OK, I am back to my Saturday semi-series “Investing for Complete and Utter Idiots (and Dummies Too)” after a couple weekends of not being able to find something I am actually capable of breaking down into simple terms. It was so simple and staring me in the face in my comments section the whole time. LOL
A couple weeks ago when I broke down the federal and military Thrift Savings Plan, kentuckyliz left a comment about my remark that bonds are “low risk.” She said:
Bonds are less risky? Low risk? You do not understand risk. Bonds are highly risky because over time, inflation eats their lunch. You lose purchasing power. For long term investing, the biggest risk of all is outliving your money, and the chances of doing that are higher if you invest in bonds.
Actually, I do understand that there are two types of risk, but most people are only familiar with one, so that was the form of “risk” I was referring to. I should have been more specific, but if I had I wouldn’t have something to write about this morning.
The most common idea of risk is the possibility of losing money in an investment. Right now this one is center stage for most investors, given the volatility of the markets. I’ve previously described the stock markets’ volatility as similar to watching someone dribble a basketball: up, down, up, down, etc. You could buy into a fund right now, and if the markets have a bad week your investment would be worth less than when you bought it. This is the kind of risk most people talk about and fear, that they will lose money because the stock markets went down.
But as kentuckyliz pointed out, there is a second kind of risk, waiting in the wings and its name is inflation, and its kissing cousin stagflation. People in their forties or older are familiar with this one, having lived through the 1970s and early 80s when it was a huge problem. Inflation simple means the cost of things go up (”inflate”), and seems to always be present in some form or another. As long as inflation numbers are low, and wages go up with them, most fancy-pants economists don’t worry about it. The risk inflation poses becomes a problem when the rate of return on an investment is lower than inflation.
It’s like a race between what you earn in your investment and the inflation rate. If inflation gets ahead of your investment, then mathematically you are actually losing money. This was kentuckyliz’s point about the true risk of bonds.
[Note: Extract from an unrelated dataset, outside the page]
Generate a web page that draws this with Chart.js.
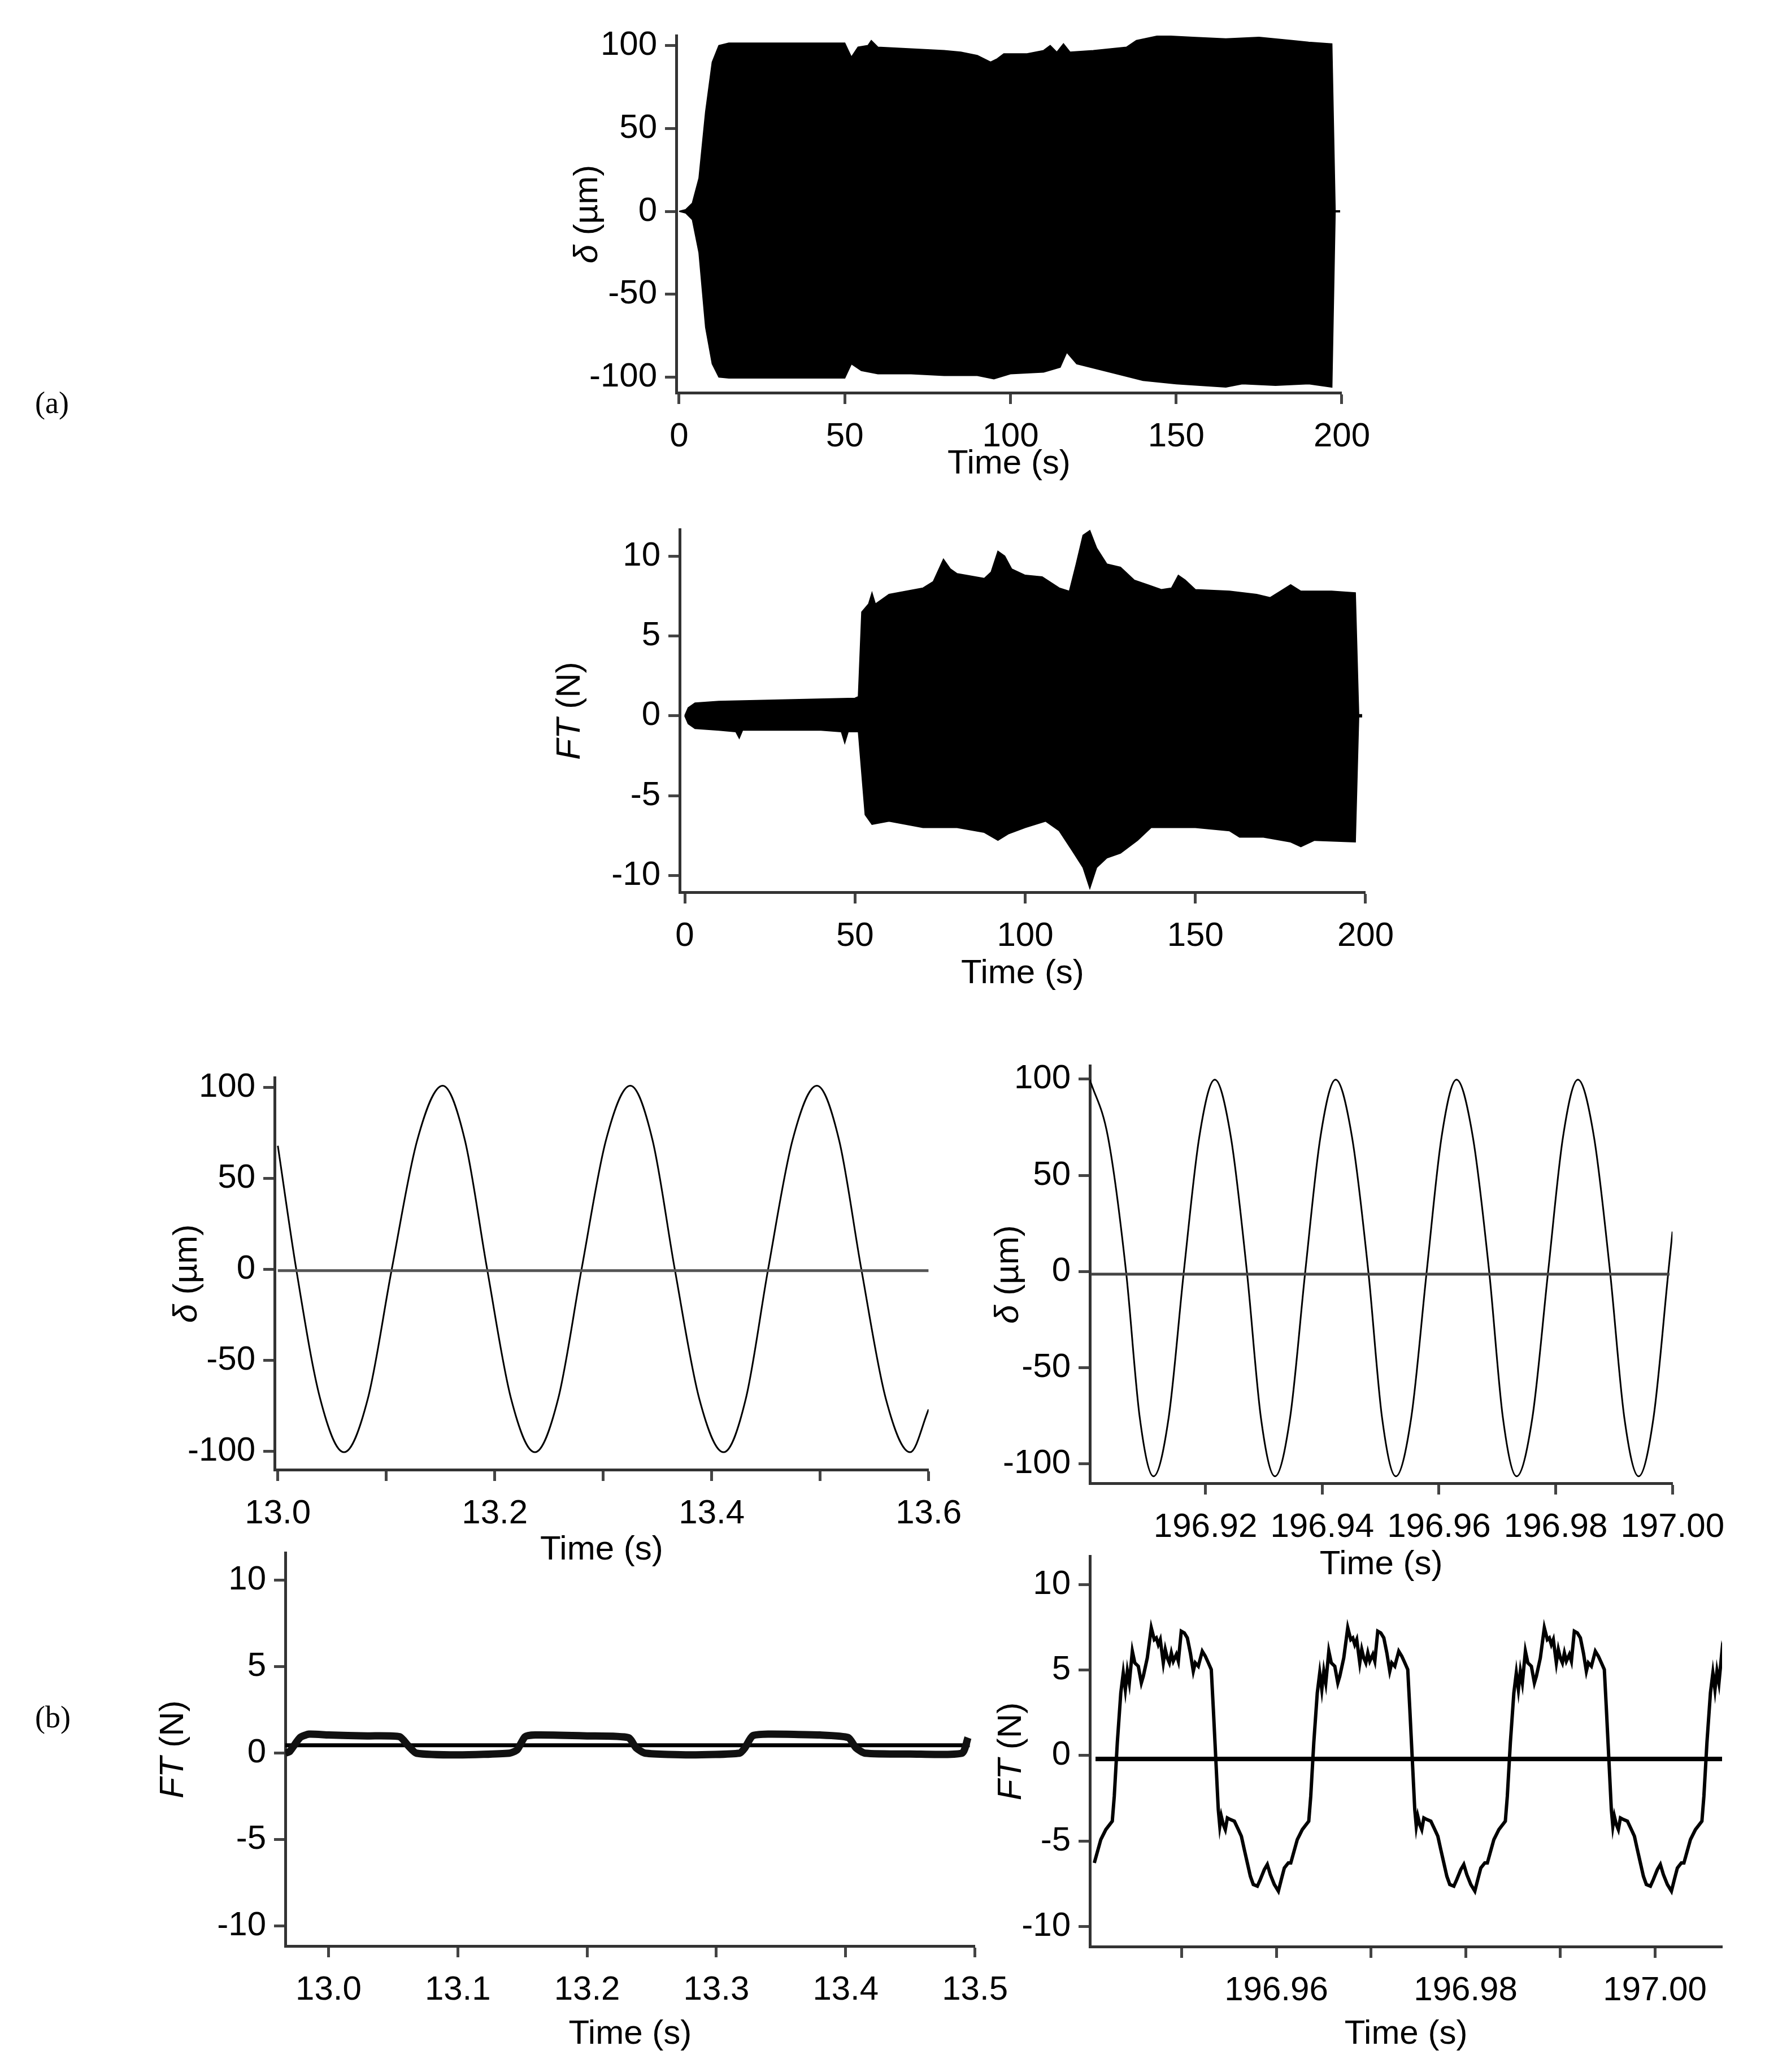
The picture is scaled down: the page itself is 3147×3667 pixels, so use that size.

If you aren’t earning enough to be ahead of inflation, the money you earn doesn’t buy as much as it did before you invested.
We’re all familiar with inflation, whether we realize it or not. Look at the cost of a gallon of gasoline for your car and the cost of a gallon of milk. When I first got out on my own, you could buy a gallon of either one for less than $2. Now, a gallon of milk for me last week was $3.49 (and I was happy to find that price!) and a gallon of gas yesterday was $2.82 (and I was extremely happy to find that price to fill up the Pizza Taxi!). When I got out on my own in 1991, a gallon of gasoline was $1.22 and we were fussing about that since it had been $0.88 the previous summer. A gallon of milk was about $1.49 on a good day. Of course, minimum wage at the time was $4.25 per hour, and it just recently went up to $5.85 per hour. That’s an example of inflation at work.
Of course, the “official” way to figure inflation, according to what I have read, leaves out food and energy costs. I’m still scratching my head over that one, since food and transportation are considered necessities in some form. Does anyone know why that is? Or is this a case of the government making its own standards and rules to make things look better?
Either way, there’s the two forms of risk: directly losing money in an investment because its value has gone down, and the way inflation will eat up the returns on a “low risk” investment. No matter how little you and I know about investing, we still have to watch out for both kinds of risk. To use a football analogy, you have to not only watch out for the front line blitz, but you also have to watch out for the blind-side tackle, and that blind-side tackle is inflation.